Box (Nasdaq:BOX) offers a hosted storage service and headquartered in Redwood City California. Box been using Sensu successfully for several years across multiple datacenters for monitoring over 30k hosts. In this case study, Trent Baker, Senior SRE at Box describes their initial journey of replacing their legacy Nagios with Sensu across the enterprise.
The IT environment included authentication, multiple DNS solutions (bind, infoblox), configuration management (Puppet and Chef) and storage supporting over 80,000 paid enterprise users and 11 million individual users.
The IT team was struggling to scale their existing Nagios deployment. They had deployed multiple Nagios slaves, and using Puppet as the service discovery tool which took hours and multiple puppet runs to propagate through their infrastructure. Any changes or decommissioning a server took hours to propagate through the system and any error caused alert storms.
Having such a fragile monitoring platform was preventing the team from progressing towards a modern cloud environment.

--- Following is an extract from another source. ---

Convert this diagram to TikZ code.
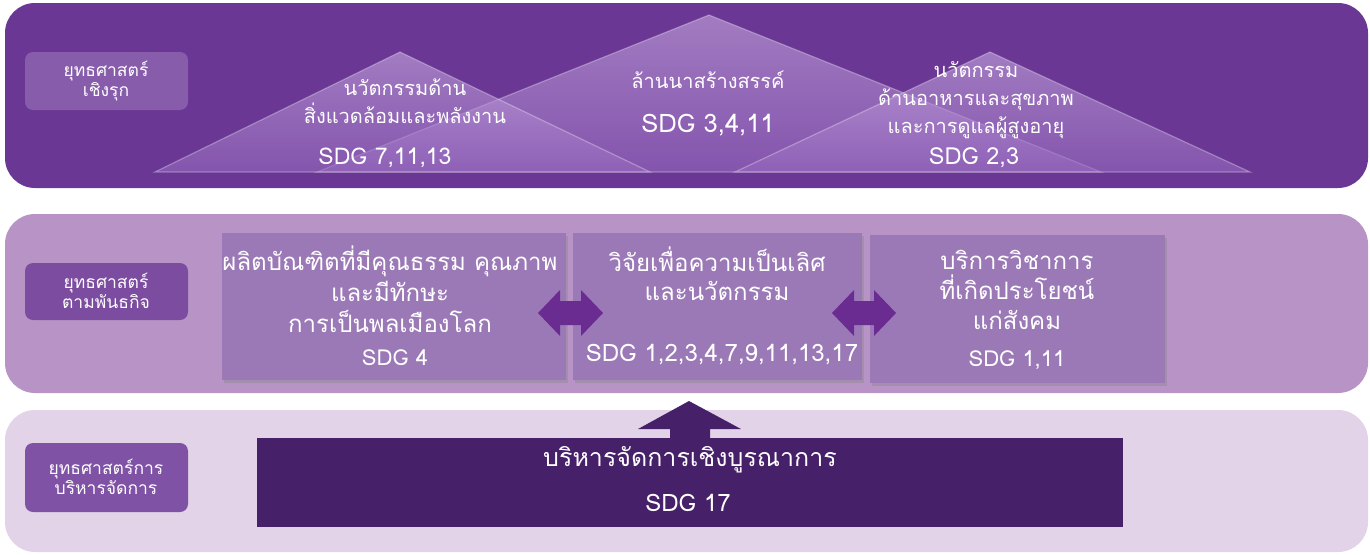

Box replaced Nagios with two Sensu HA clusters in their datacenters. Sensu was designed to integrate seamlessly with configuration management tools such as Puppet, Chef & Ansible. All the native Nagios checks could be used as-is in their new Sensu deployment and all the Nagios classes mapped to Sensu subscriptions, saving Box precious time and resources.
Sensu was very easy to deploy and they rolled it out to 5 different datacenters. It scaled horizontally to their entire infrastructure and they were able to use Sensu’s Wavefront integration to store metrics using Sensu as a pipeline. Additionally, the APIs allowed using Sensu as a trigger for auto-remediation of outages.
In the end, being able to have a modern and flexible monitoring platform such as Sensu allowed Box to look ahead to modernizing their IT infrastructure to use containers & hybrid cloud environments.